The request
Only the lines from the start of the data to the line containing "</style></head><body>", both included, should be output, exactly and without pictures.

Dataset extract
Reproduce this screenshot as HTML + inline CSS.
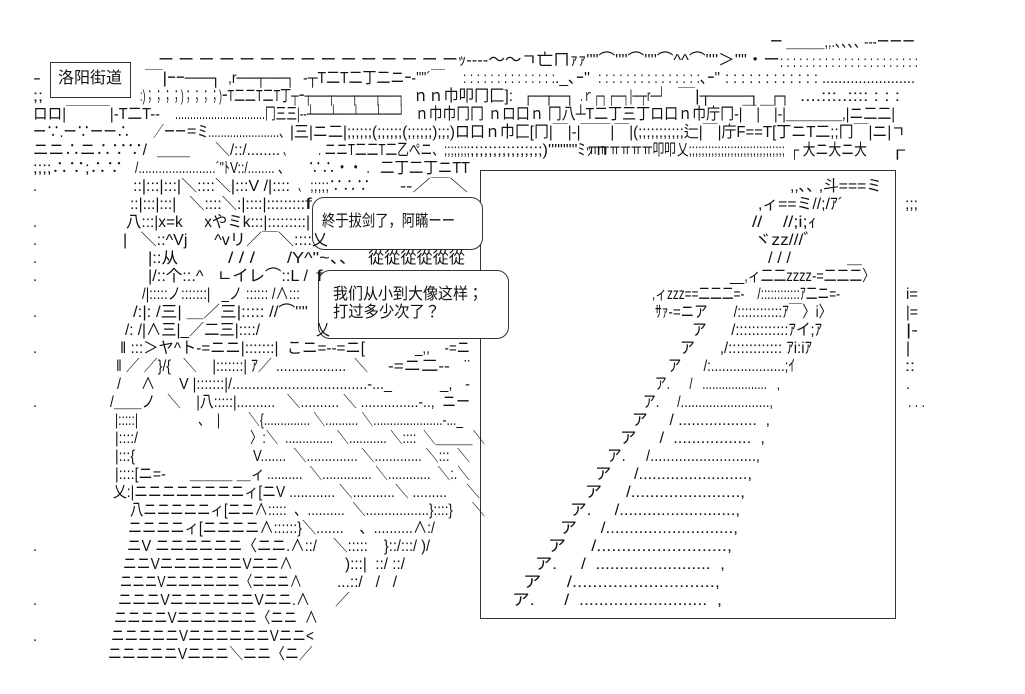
<!DOCTYPE html>
<html><head><meta charset="utf-8">
<style>
html,body{margin:0;padding:0;background:#fff;}
body{width:1025px;height:694px;position:relative;overflow:hidden;}
p{position:absolute;margin:0;height:18px;line-height:18px;font-size:16px;white-space:pre;color:#111;
font-family:"Liberation Sans","Noto Sans CJK JP","Noto Sans CJK SC",sans-serif;}
p span{display:inline-block;transform-origin:0 0;}
.bx{position:absolute;border:1px solid #333;}
</style></head><body>

<div class="bx" style="left:50px;top:62px;width:79px;height:34px;"></div>
<div class="bx" style="left:480px;top:170px;width:414px;height:447px;border-style:solid;"></div>
<div class="bx" style="left:312px;top:197px;width:169px;height:51px;border-radius:12px;background:#fff;"></div>
<div class="bx" style="left:318px;top:270px;width:189px;height:67px;border-radius:12px;background:#fff;"></div>

<p style="left:770px;top:34px;width:145px"><span>ー ＿＿＿,,.､､､､ ---ーーー</span></p>

<p style="left:158px;top:52px;width:300px"><span>ー ー ー ー ー ー ー ー ー ー ー ー ー ー ー</span></p>
<p style="left:458px;top:52px;width:322px"><span>ｯ----～～ㄱ亡ㄇｧｧ''"⌒''''⌒''''⌒^^⌒''''＞''"・ー</span></p>
<p style="left:780px;top:54px;width:138px"><span>: : : : : : : : : : : : : : : : : : : : : :</span></p>

<p style="left:33px;top:70px;width:8px"><span>-</span></p>
<p style="left:58px;top:70px;width:64px"><span>洛阳街道</span></p>
<p style="left:145px;top:70px;width:77px"><span>￣|ｰｰ──┐</span></p>
<p style="left:228px;top:70px;width:67px"><span>,r──┬──┐</span></p>
<p style="left:303px;top:70px;width:142px"><span>-┬T二T二丁二ニｰ-''"´￣</span></p>
<p style="left:463px;top:70px;width:92px"><span>: : : : : : : : : : : : : :</span></p>
<p style="left:555px;top:70px;width:35px"><span>._､ｰ''</span></p>
<p style="left:598px;top:70px;width:102px"><span>: : : : : : : : : : : : : : :</span></p>
<p style="left:700px;top:70px;width:20px"><span>､ｰ''</span></p>
<p style="left:725px;top:70px;width:190px"><span>: : : : : : : : : : : : .......................</span></p>

<p style="left:33px;top:88px;width:10px"><span>;;</span></p>
<p style="left:140px;top:88px;width:82px"><span>:)；；；；)；；；；)</span></p>
<p style="left:222px;top:88px;width:183px"><span>ｰT二二T二T丁┬ｰ┬──┬──┬──┬──┐</span></p>
<p style="left:413px;top:88px;width:100px"><span>ｎｎ巾叩冂匚]:</span></p>
<p style="left:523px;top:88px;width:52px"><span>┌─┬─┐</span></p>
<p style="left:580px;top:88px;width:85px"><span>.ｒ┌┐┌─┐|─┬r─┘</span></p>
<p style="left:678px;top:88px;width:82px"><span>￣|┬───┐</span></p>
<p style="left:770px;top:88px;width:20px"><span>┌┐</span></p>
<p style="left:800px;top:88px;width:100px"><span>....:::..:::: : : :</span></p>

<p style="left:33px;top:106px;width:127px"><span>ロロ|￣￣￣|-T二T--</span></p>
<p style="left:175px;top:106px;width:90px"><span>..............................</span></p>
<p style="left:265px;top:106px;width:140px"><span>冂三三|--┴──┴──┴──┴──┘</span></p>
<p style="left:415px;top:106px;width:55px"><span>ｎ巾巾冂</span></p>
<p style="left:470px;top:106px;width:425px"><span>冂 ｎロ口ｎ 冂八┴T二丁三丁ロ口ｎ巾庁冂-|￣|￣|-|＿＿＿＿,|ニ二二|</span></p>

<p style="left:33px;top:124px;width:97px"><span>ー∵.ー∵ーー∴</span></p>
<p style="left:153px;top:124px;width:137px"><span>／ーー＝ミ.......................、</span></p>
<p style="left:290px;top:124px;width:180px"><span>|三|ニ二|;;;;;;(;;;;;;(;;;;;;);;;)ロ</span></p>
<p style="left:470px;top:124px;width:435px"><span>口ｎ巾匚[冂|￣|-|￣￣|￣|(;;;;;;;;;;;辷|￣|庁F==T[丁ニT二;;冂￣|ニ|ㄱ</span></p>

<p style="left:33px;top:142px;width:114px"><span>ニニ∴ニ∴∵∵/</span></p>
<p style="left:157px;top:142px;width:33px"><span>＿＿＿</span></p>
<p style="left:215px;top:142px;width:65px"><span>＼/::/........</span></p>
<p style="left:283px;top:142px;width:8px"><span>、</span></p>
<p style="left:318px;top:142px;width:152px"><span>. ニニT二二T二乙ぺニ、;;;;;;;;</span></p>
<p style="left:470px;top:142px;width:140px"><span>;;;;;;;;;;;;;;;;)''""""ﾐｯｎ</span></p>
<p style="left:588px;top:142px;width:88px"><span>ㅠㅠㅠㅠㅠㅠ叩叩</span></p>
<p style="left:677px;top:142px;width:108px"><span>乂;;;;;;;;;;;;;;;;;;;;;;;;;;;;;;</span></p>
<p style="left:790px;top:142px;width:77px"><span>┌ 大ニ大ニ大</span></p>
<p style="left:890px;top:142px;width:15px"><span>┌</span></p>

<p style="left:33px;top:160px;width:90px"><span>;;;;∴∵;∴∵</span></p>
<p style="left:135px;top:160px;width:155px"><span>/.......................´"ﾄV::/........ 、</span></p>
<p style="left:308px;top:160px;width:62px"><span>∵∴・・ .</span></p>
<p style="left:380px;top:160px;width:90px"><span>二丁二丁ニTT</span></p>

<p style="left:33px;top:178px;width:4px"><span>.</span></p>
<p style="left:133px;top:178px;width:157px"><span>::|:::|:::|＼::::＼|:::V /|::::</span></p>
<p style="left:298px;top:178px;width:8px"><span>、</span></p>
<p style="left:310px;top:178px;width:60px"><span>;;;;;∵∴∵</span></p>
<p style="left:400px;top:178px;width:68px"><span>--／￣＼</span></p>
<p style="left:790px;top:178px;width:92px"><span>,,､､ ,斗===ミ</span></p>

<p style="left:130px;top:196px;width:175px"><span>::|:::|:::|   ＼::::＼:|::::|:::::::::</span></p>
<p style="left:305px;top:196px;width:7px"><span>f</span></p>
<p style="left:758px;top:196px;width:85px"><span>,ィ==ミ//;/ｱ´</span></p>
<p style="left:905px;top:196px;width:13px"><span>;;;</span></p>

<p style="left:33px;top:214px;width:4px"><span>.</span></p>
<p style="left:126px;top:214px;width:184px"><span>八:::|x=k     xやミk:::|:::::::::|</span></p>
<p style="left:322px;top:213px;width:133px"><span>終于拔剑了，阿瞞ーー</span></p>
<p style="left:752px;top:214px;width:65px"><span>//    //;i;ｨ</span></p>

<p style="left:33px;top:232px;width:4px"><span>.</span></p>
<p style="left:123px;top:232px;width:205px"><span>|   ＼::^Vj      ^vリ／￣＼::::乂</span></p>
<p style="left:754px;top:232px;width:58px"><span>ヾzz///ﾞ</span></p>

<p style="left:33px;top:250px;width:4px"><span>.</span></p>
<p style="left:148px;top:250px;width:30px"><span>|::从</span></p>
<p style="left:228px;top:250px;width:27px"><span>/ / /</span></p>
<p style="left:287px;top:250px;width:70px"><span>/Y^"~、、</span></p>
<p style="left:368px;top:250px;width:97px"><span>從從從從從從</span></p>
<p style="left:768px;top:250px;width:23px"><span>/ / /</span></p>
<p style="left:847px;top:250px;width:15px"><span>＿</span></p>

<p style="left:33px;top:268px;width:4px"><span>.</span></p>
<p style="left:148px;top:268px;width:160px"><span>|/::个::.^   ㄴイレ⌒::L /</span></p>
<p style="left:316px;top:268px;width:7px"><span>f</span></p>
<p style="left:730px;top:268px;width:145px"><span>__,ィ二二zzzz-=二二二〉</span></p>

<p style="left:142px;top:286px;width:158px"><span>/|:::::ノ:::::::|   _ノ :::::: /∧:::</span></p>
<p style="left:333px;top:286px;width:150px"><span>我们从小到大像这样；</span></p>
<p style="left:652px;top:286px;width:188px"><span>,ィzzz==二二二=-    /::::::::::::ｱ二ニ=-</span></p>
<p style="left:906px;top:286px;width:12px"><span>i=</span></p>

<p style="left:33px;top:304px;width:4px"><span>.</span></p>
<p style="left:133px;top:304px;width:175px"><span>/:|: /三| ＿／三|::::: //⌒''''</span></p>
<p style="left:333px;top:304px;width:107px"><span>打过多少次了？</span></p>
<p style="left:655px;top:304px;width:177px"><span>ｻｧ-=ニア       /::::::::::::ｱ￣〉i〉</span></p>
<p style="left:906px;top:304px;width:12px"><span>|=</span></p>

<p style="left:125px;top:322px;width:135px"><span>/: /|∧三|_／二三|::::/</span></p>
<p style="left:316px;top:322px;width:14px"><span>乂</span></p>
<p style="left:692px;top:322px;width:130px"><span>ア      /:::::::::::::ｱイ;ｱ</span></p>
<p style="left:906px;top:322px;width:12px"><span>|-</span></p>

<p style="left:33px;top:340px;width:4px"><span>.</span></p>
<p style="left:120px;top:340px;width:245px"><span>‖ :::＞ヤ^ト-=ニニ|:::::::|  こニ=--=ニ[</span></p>
<p style="left:415px;top:340px;width:55px"><span>_,,    -=ニ</span></p>
<p style="left:680px;top:340px;width:132px"><span>ア      ,/::::::::::::: ｱi:iｱ</span></p>
<p style="left:906px;top:340px;width:4px"><span>|</span></p>

<p style="left:116px;top:358px;width:252px"><span>‖ ／ ／}/{   ＼    |:::::::| ｱ／ ..................  ＼</span></p>
<p style="left:388px;top:358px;width:82px"><span>-=ニ二--   ¨</span></p>
<p style="left:668px;top:358px;width:127px"><span>ア      /:....................;ｲ</span></p>
<p style="left:905px;top:358px;width:10px"><span>::</span></p>

<p style="left:117px;top:376px;width:275px"><span>/     ∧      V |:::::::|/..................................-..._</span></p>
<p style="left:440px;top:376px;width:30px"><span>_,   -</span></p>
<p style="left:655px;top:376px;width:125px"><span>ア.      /   ....................   ,</span></p>
<p style="left:906px;top:376px;width:4px"><span>.</span></p>

<p style="left:33px;top:394px;width:4px"><span>.</span></p>
<p style="left:110px;top:394px;width:360px"><span>/＿＿ノ   ＼    |八:::::|..........   ＼.......... ＼ ...............-..,  ニー</span></p>
<p style="left:643px;top:394px;width:130px"><span>ア.     /.........................,</span></p>
<p style="left:908px;top:394px;width:17px"><span>. . .</span></p>

<p style="left:115px;top:412px;width:23px"><span>|:::::|</span></p>
<p style="left:198px;top:412px;width:22px"><span>、  |</span></p>
<p style="left:248px;top:412px;width:215px"><span>＼{.............. ＼.......... ＼.....................-..._</span></p>
<p style="left:632px;top:412px;width:138px"><span>ア     / ..................  ,</span></p>

<p style="left:115px;top:430px;width:23px"><span>|::::/</span></p>
<p style="left:250px;top:430px;width:235px"><span>〉:＼  .............. ＼........... ＼::::  ＼＿＿＿＼</span></p>
<p style="left:620px;top:430px;width:145px"><span>ア     /  .................  ,</span></p>

<p style="left:115px;top:448px;width:20px"><span>|:::{</span></p>
<p style="left:253px;top:448px;width:217px"><span>V.......  ＼.............. ＼............. ＼:::  ＼</span></p>
<p style="left:607px;top:448px;width:153px"><span>ア.     /..........................,</span></p>

<p style="left:115px;top:466px;width:150px"><span>|::::[ニ=-      ＿＿＿ ＿ィ</span></p>
<p style="left:267px;top:466px;width:203px"><span>..........  ＼.............. ＼............  ＼:.＼</span></p>
<p style="left:595px;top:466px;width:157px"><span>ア     /........................,</span></p>

<p style="left:113px;top:484px;width:367px"><span>乂:|ニニニニニニニニィ[ニV ............ ＼...........＼ .........     ＼</span></p>
<p style="left:585px;top:484px;width:160px"><span>ア     /.......................,</span></p>

<p style="left:130px;top:502px;width:355px"><span>八ニニニニニィ[ニニ∧:::::  、..........  ＼.................}::::}     ＼</span></p>
<p style="left:570px;top:502px;width:170px"><span>ア.     /.........................,</span></p>

<p style="left:128px;top:520px;width:307px"><span>ニニニニィ[ニニニニ∧::::::}＼.......    、..........∧:/</span></p>
<p style="left:560px;top:520px;width:178px"><span>ア     /...........................,</span></p>

<p style="left:33px;top:538px;width:4px"><span>.</span></p>
<p style="left:127px;top:538px;width:303px"><span>ニV ニニニニニニ〈ニニ.∧::/    ＼:::::    }::/:::/ )/</span></p>
<p style="left:548px;top:538px;width:184px"><span>ア     /..........................,</span></p>

<p style="left:123px;top:556px;width:170px"><span>ニニVニニニニニニVニニ∧</span></p>
<p style="left:345px;top:556px;width:60px"><span>):::|  ::/ ::/</span></p>
<p style="left:535px;top:556px;width:190px"><span>ア.     /  ........................  ,</span></p>

<p style="left:120px;top:574px;width:182px"><span>ニニニVニニニニニニ〈ニニニ∧</span></p>
<p style="left:337px;top:574px;width:60px"><span>...::/   /   /</span></p>
<p style="left:523px;top:574px;width:197px"><span>ア     /............................,</span></p>

<p style="left:33px;top:592px;width:4px"><span>.</span></p>
<p style="left:118px;top:592px;width:192px"><span>ニニニVニニニニニニVニニ.∧</span></p>
<p style="left:335px;top:592px;width:15px"><span>／</span></p>
<p style="left:512px;top:592px;width:210px"><span>ア.      /  ..........................  ,</span></p>

<p style="left:114px;top:610px;width:204px"><span>ニニニニVニニニニニニ〈ニニ  ∧</span></p>

<p style="left:33px;top:628px;width:4px"><span>.</span></p>
<p style="left:111px;top:628px;width:203px"><span>ニニニニニVニニニニニニVニニ&lt;</span></p>

<p style="left:108px;top:646px;width:205px"><span>ニニニニニVニニニ＼ニニ〈ニ／</span></p>

<script>
(function(){
  var ps=document.querySelectorAll('p');
  for(var i=0;i<ps.length;i++){
    var p=ps[i],s=p.firstElementChild;if(!s)continue;
    var tw=parseFloat(p.style.width),aw=s.getBoundingClientRect().width;
    if(aw>0&&tw>0){s.style.transform='scaleX('+(tw/aw)+')';}
  }
})();
</script>
</body></html>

The output
Reproduce this screenshot as HTML + inline CSS.
<!DOCTYPE html>
<html><head><meta charset="utf-8">
<style>
html,body{margin:0;padding:0;background:#fff;}
body{width:1025px;height:694px;position:relative;overflow:hidden;}
p{position:absolute;margin:0;height:18px;line-height:18px;font-size:16px;white-space:pre;color:#111;
font-family:"Liberation Sans","Noto Sans CJK JP","Noto Sans CJK SC",sans-serif;}
p span{display:inline-block;transform-origin:0 0;}
.bx{position:absolute;border:1px solid #333;}
</style></head><body>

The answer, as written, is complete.